• Requirement
Return the data exactly, with all pictures removed.

-.-.-

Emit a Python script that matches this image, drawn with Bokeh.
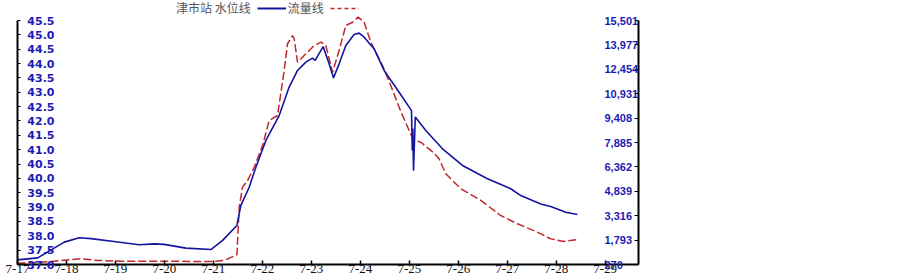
from bokeh.plotting import figure
from bokeh.models import Range1d, LinearAxis, FixedTicker, Legend, LegendItem
from bokeh.embed import file_html
from bokeh.resources import INLINE

# ---- data ----
date_ticks = [0, 1, 2, 3, 4, 5, 6, 7, 8, 9, 10, 11, 12]
date_labels = ["7-17", "7-18", "7-19", "7-20", "7-21", "7-22", "7-23",
               "7-24", "7-25", "7-26", "7-27", "7-28", "7-29"]

level_ticks = [37.0, 37.5, 38.0, 38.5, 39.0, 39.5, 40.0, 40.5, 41.0,
               41.5, 42.0, 42.5, 43.0, 43.5, 44.0, 44.5, 45.0, 45.5]
level_labels = ["37.0", "37.5", "38.0", "38.5", "39.0", "39.5", "40.0", "40.5", "41.0",
                "41.5", "42.0", "42.5", "43.0", "43.5", "44.0", "44.5", "45.0", "45.5"]

flow_ticks = [270, 1793.1, 3316.2, 4839.3, 6362.4, 7885.5, 9408.6,
              10931.7, 12454.8, 13977.9, 15501]
flow_labels = ["270", "1,793", "3,316", "4,839", "6,362", "7,885", "9,408",
               "10,931", "12,454", "13,977", "15,501"]

# water level (days since 7-17 00:00)
level_days = [0.0, 0.412, 0.955, 1.261, 1.5, 1.969, 2.486, 2.792, 2.996, 3.439,
              3.949, 4.188, 4.480, 4.527, 4.561, 4.731, 4.867, 5.071, 5.343, 5.547,
              5.718, 5.888, 6.024, 6.078, 6.241, 6.363, 6.453, 6.567, 6.704, 6.873,
              6.976, 7.078, 7.282, 7.486, 7.792, 8.045, 8.061, 8.071, 8.086, 8.122,
              8.337, 8.678, 9.086, 9.596, 10.071, 10.276, 10.684, 10.888, 11.194, 11.433]
level_values = [37.16, 37.23, 37.78, 37.93, 37.90, 37.80, 37.69, 37.72, 37.70, 37.57,
                37.52, 37.84, 38.36, 38.77, 39.06, 39.69, 40.39, 41.32, 42.19, 43.18,
                43.76, 44.05, 44.19, 44.11, 44.59, 43.99, 43.50, 43.99, 44.63, 45.01,
                45.06, 44.92, 44.51, 43.76, 43.00, 42.36, 40.97, 41.74, 40.27, 42.14,
                41.67, 41.03, 40.45, 39.99, 39.64, 39.40, 39.11, 39.02, 38.82, 38.74]

# discharge
flow_days = [0.0, 0.480, 0.888, 1.296, 1.637, 2.112, 3.949, 4.220, 4.480, 4.527,
             4.596, 4.698, 4.833, 5.004, 5.139, 5.310, 5.445, 5.514, 5.616, 5.649,
             5.718, 5.888, 6.037, 6.194, 6.296, 6.433, 6.567, 6.704, 6.841, 6.955,
             7.078, 7.214, 7.453, 7.622, 7.827, 8.031, 8.098, 8.235, 8.506, 8.608,
             8.745, 9.051, 9.459, 9.867, 10.208, 10.616, 10.888, 11.159, 11.433]
flow_values = [350, 410, 520, 630, 520, 480, 460, 520, 880, 3850,
               5100, 5510, 6340, 7700, 9260, 9570, 12380, 14050, 14560, 14360,
               12900, 13420, 13880, 14150, 13940, 12270, 13630, 15190, 15390, 15710,
               15390, 14150, 12690, 11440, 9820, 8390, 8050, 7900, 7220, 6870,
               5930, 5000, 4270, 3330, 2810, 2290, 1870, 1710, 1830]

BLUE = "#14149e"
RED = "#c0262c"
LABEL_BLUE = "#1c1cb4"
NAN = float("nan")

# axis spans; the frame extends 20px above the top tick to hold the legend
LEVEL_MIN, LEVEL_MAX = 37.0, 45.5
FLOW_MIN, FLOW_MAX = 270, 15501
AXIS_PX = 244.0
HEAD_PX = 20.0
level_top = LEVEL_MAX + HEAD_PX * (LEVEL_MAX - LEVEL_MIN) / AXIS_PX
flow_top = FLOW_MAX + HEAD_PX * (FLOW_MAX - FLOW_MIN) / AXIS_PX

p = figure(width=903, height=279, output_backend="svg", toolbar_location=None,
           x_range=Range1d(0, 12.68), y_range=Range1d(LEVEL_MIN, level_top),
           min_border_left=17, min_border_top=0, min_border_right=265,
           min_border_bottom=15)
p.extra_y_ranges = {"flow": Range1d(FLOW_MIN, flow_top)}
p.grid.visible = False
p.outline_line_color = None
p.background_fill_color = "white"

# bottom axis
xa = p.xaxis[0]
xa.ticker = FixedTicker(ticks=date_ticks)
xa.major_label_overrides = {t: l for t, l in zip(date_ticks, date_labels)}
xa.axis_line_width = 2
xa.axis_line_color = "black"
xa.major_tick_in = 4
xa.major_tick_out = 0
xa.major_tick_line_width = 1.5
xa.minor_tick_line_color = None
xa.major_label_standoff = 0
xa.major_label_text_font = "Liberation Serif"
xa.major_label_text_font_size = "13px"
xa.major_label_text_color = "#111111"

# left axis (labels inside)
ya = p.yaxis[0]
ya.ticker = FixedTicker(ticks=level_ticks)
ya.bounds = (LEVEL_MIN, LEVEL_MAX)
ya.major_label_overrides = {t: l for t, l in zip(level_ticks, level_labels)}
ya.axis_line_width = 2
ya.axis_line_color = "black"
ya.major_tick_in = 3
ya.major_tick_out = 0
ya.minor_tick_line_color = None
ya.major_label_standoff = -37
ya.major_label_text_font = "DejaVu Sans"
ya.major_label_text_font_style = "bold"
ya.major_label_text_font_size = "11px"
ya.major_label_text_color = LABEL_BLUE

# right axis (labels inside)
ra = LinearAxis(y_range_name="flow", ticker=FixedTicker(ticks=flow_ticks),
                bounds=(FLOW_MIN, FLOW_MAX))
ra.major_label_overrides = {t: l for t, l in zip(flow_ticks, flow_labels)}
ra.axis_line_width = 2
ra.axis_line_color = "black"
ra.major_tick_in = 4
ra.major_tick_out = 0
ra.minor_tick_line_color = None
ra.major_label_standoff = -34
ra.major_label_text_font = "Liberation Sans"
ra.major_label_text_font_style = "bold"
ra.major_label_text_font_size = "11px"
ra.major_label_text_color = LABEL_BLUE
p.add_layout(ra, "right")

# data lines
p.line(flow_days, flow_values, y_range_name="flow", line_color=RED,
       line_width=1.5, line_dash="8 3")
p.line(level_days, level_values, line_color=BLUE, line_width=1.6)

# legend (title-like); dummy renderers carry only the legend styles
r_title = p.line([NAN], [NAN], line_alpha=0)
r_lvl = p.line([NAN], [NAN], line_color=BLUE, line_width=2)
r_flw = p.line([NAN], [NAN], line_color=RED, line_width=1.5, line_dash="4 3")
legend = Legend(items=[LegendItem(label="津市站 水位线", renderers=[r_title]),
                       LegendItem(label="流量线", renderers=[r_lvl]),
                       LegendItem(label=" ", renderers=[r_flw])],
                orientation="horizontal", location=(128, 248),
                border_line_color=None, background_fill_alpha=0,
                padding=0, margin=0, spacing=6, label_standoff=2,
                glyph_width=29, glyph_height=14, label_height=14,
                label_text_font="Noto Sans CJK SC", label_text_font_size="12px",
                label_text_color="#555555")
p.add_layout(legend)

open("out.html", "w").write(file_html(p, INLINE))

-.-.-

• Solved exercise
Emit a Python script that matches this image, drawn with Bokeh.
from bokeh.plotting import figure
from bokeh.models import Range1d, LinearAxis, FixedTicker, Legend, LegendItem
from bokeh.embed import file_html
from bokeh.resources import INLINE

# ---- data ----
date_ticks = [0, 1, 2, 3, 4, 5, 6, 7, 8, 9, 10, 11, 12]
date_labels = ["7-17", "7-18", "7-19", "7-20", "7-21", "7-22", "7-23",
               "7-24", "7-25", "7-26", "7-27", "7-28", "7-29"]

level_ticks = [37.0, 37.5, 38.0, 38.5, 39.0, 39.5, 40.0, 40.5, 41.0,
               41.5, 42.0, 42.5, 43.0, 43.5, 44.0, 44.5, 45.0, 45.5]
level_labels = ["37.0", "37.5", "38.0", "38.5", "39.0", "39.5", "40.0", "40.5", "41.0",
                "41.5", "42.0", "42.5", "43.0", "43.5", "44.0", "44.5", "45.0", "45.5"]

flow_ticks = [270, 1793.1, 3316.2, 4839.3, 6362.4, 7885.5, 9408.6,
              10931.7, 12454.8, 13977.9, 15501]
flow_labels = ["270", "1,793", "3,316", "4,839", "6,362", "7,885", "9,408",
               "10,931", "12,454", "13,977", "15,501"]

# water level (days since 7-17 00:00)
level_days = [0.0, 0.412, 0.955, 1.261, 1.5, 1.969, 2.486, 2.792, 2.996, 3.439,
              3.949, 4.188, 4.480, 4.527, 4.561, 4.731, 4.867, 5.071, 5.343, 5.547,
              5.718, 5.888, 6.024, 6.078, 6.241, 6.363, 6.453, 6.567, 6.704, 6.873,
              6.976, 7.078, 7.282, 7.486, 7.792, 8.045, 8.061, 8.071, 8.086, 8.122,
              8.337, 8.678, 9.086, 9.596, 10.071, 10.276, 10.684, 10.888, 11.194, 11.433]
level_values = [37.16, 37.23, 37.78, 37.93, 37.90, 37.80, 37.69, 37.72, 37.70, 37.57,
                37.52, 37.84, 38.36, 38.77, 39.06, 39.69, 40.39, 41.32, 42.19, 43.18,
                43.76, 44.05, 44.19, 44.11, 44.59, 43.99, 43.50, 43.99, 44.63, 45.01,
                45.06, 44.92, 44.51, 43.76, 43.00, 42.36, 40.97, 41.74, 40.27, 42.14,
                41.67, 41.03, 40.45, 39.99, 39.64, 39.40, 39.11, 39.02, 38.82, 38.74]

# discharge
flow_days = [0.0, 0.480, 0.888, 1.296, 1.637, 2.112, 3.949, 4.220, 4.480, 4.527,
             4.596, 4.698, 4.833, 5.004, 5.139, 5.310, 5.445, 5.514, 5.616, 5.649,
             5.718, 5.888, 6.037, 6.194, 6.296, 6.433, 6.567, 6.704, 6.841, 6.955,
             7.078, 7.214, 7.453, 7.622, 7.827, 8.031, 8.098, 8.235, 8.506, 8.608,
             8.745, 9.051, 9.459, 9.867, 10.208, 10.616, 10.888, 11.159, 11.433]
flow_values = [350, 410, 520, 630, 520, 480, 460, 520, 880, 3850,
               5100, 5510, 6340, 7700, 9260, 9570, 12380, 14050, 14560, 14360,
               12900, 13420, 13880, 14150, 13940, 12270, 13630, 15190, 15390, 15710,
               15390, 14150, 12690, 11440, 9820, 8390, 8050, 7900, 7220, 6870,
               5930, 5000, 4270, 3330, 2810, 2290, 1870, 1710, 1830]

BLUE = "#14149e"
RED = "#c0262c"
LABEL_BLUE = "#1c1cb4"
NAN = float("nan")

# axis spans; the frame extends 20px above the top tick to hold the legend
LEVEL_MIN, LEVEL_MAX = 37.0, 45.5
FLOW_MIN, FLOW_MAX = 270, 15501
AXIS_PX = 244.0
HEAD_PX = 20.0
level_top = LEVEL_MAX + HEAD_PX * (LEVEL_MAX - LEVEL_MIN) / AXIS_PX
flow_top = FLOW_MAX + HEAD_PX * (FLOW_MAX - FLOW_MIN) / AXIS_PX

p = figure(width=903, height=279, output_backend="svg", toolbar_location=None,
           x_range=Range1d(0, 12.68), y_range=Range1d(LEVEL_MIN, level_top),
           min_border_left=17, min_border_top=0, min_border_right=265,
           min_border_bottom=15)
p.extra_y_ranges = {"flow": Range1d(FLOW_MIN, flow_top)}
p.grid.visible = False
p.outline_line_color = None
p.background_fill_color = "white"

# bottom axis
xa = p.xaxis[0]
xa.ticker = FixedTicker(ticks=date_ticks)
xa.major_label_overrides = {t: l for t, l in zip(date_ticks, date_labels)}
xa.axis_line_width = 2
xa.axis_line_color = "black"
xa.major_tick_in = 4
xa.major_tick_out = 0
xa.major_tick_line_width = 1.5
xa.minor_tick_line_color = None
xa.major_label_standoff = 0
xa.major_label_text_font = "Liberation Serif"
xa.major_label_text_font_size = "13px"
xa.major_label_text_color = "#111111"

# left axis (labels inside)
ya = p.yaxis[0]
ya.ticker = FixedTicker(ticks=level_ticks)
ya.bounds = (LEVEL_MIN, LEVEL_MAX)
ya.major_label_overrides = {t: l for t, l in zip(level_ticks, level_labels)}
ya.axis_line_width = 2
ya.axis_line_color = "black"
ya.major_tick_in = 3
ya.major_tick_out = 0
ya.minor_tick_line_color = None
ya.major_label_standoff = -37
ya.major_label_text_font = "DejaVu Sans"
ya.major_label_text_font_style = "bold"
ya.major_label_text_font_size = "11px"
ya.major_label_text_color = LABEL_BLUE

# right axis (labels inside)
ra = LinearAxis(y_range_name="flow", ticker=FixedTicker(ticks=flow_ticks),
                bounds=(FLOW_MIN, FLOW_MAX))
ra.major_label_overrides = {t: l for t, l in zip(flow_ticks, flow_labels)}
ra.axis_line_width = 2
ra.axis_line_color = "black"
ra.major_tick_in = 4
ra.major_tick_out = 0
ra.minor_tick_line_color = None
ra.major_label_standoff = -34
ra.major_label_text_font = "Liberation Sans"
ra.major_label_text_font_style = "bold"
ra.major_label_text_font_size = "11px"
ra.major_label_text_color = LABEL_BLUE
p.add_layout(ra, "right")

# data lines
p.line(flow_days, flow_values, y_range_name="flow", line_color=RED,
       line_width=1.5, line_dash="8 3")
p.line(level_days, level_values, line_color=BLUE, line_width=1.6)

# legend (title-like); dummy renderers carry only the legend styles
r_title = p.line([NAN], [NAN], line_alpha=0)
r_lvl = p.line([NAN], [NAN], line_color=BLUE, line_width=2)
r_flw = p.line([NAN], [NAN], line_color=RED, line_width=1.5, line_dash="4 3")
legend = Legend(items=[LegendItem(label="津市站 水位线", renderers=[r_title]),
                       LegendItem(label="流量线", renderers=[r_lvl]),
                       LegendItem(label=" ", renderers=[r_flw])],
                orientation="horizontal", location=(128, 248),
                border_line_color=None, background_fill_alpha=0,
                padding=0, margin=0, spacing=6, label_standoff=2,
                glyph_width=29, glyph_height=14, label_height=14,
                label_text_font="Noto Sans CJK SC", label_text_font_size="12px",
                label_text_color="#555555")
p.add_layout(legend)

open("out.html", "w").write(file_html(p, INLINE))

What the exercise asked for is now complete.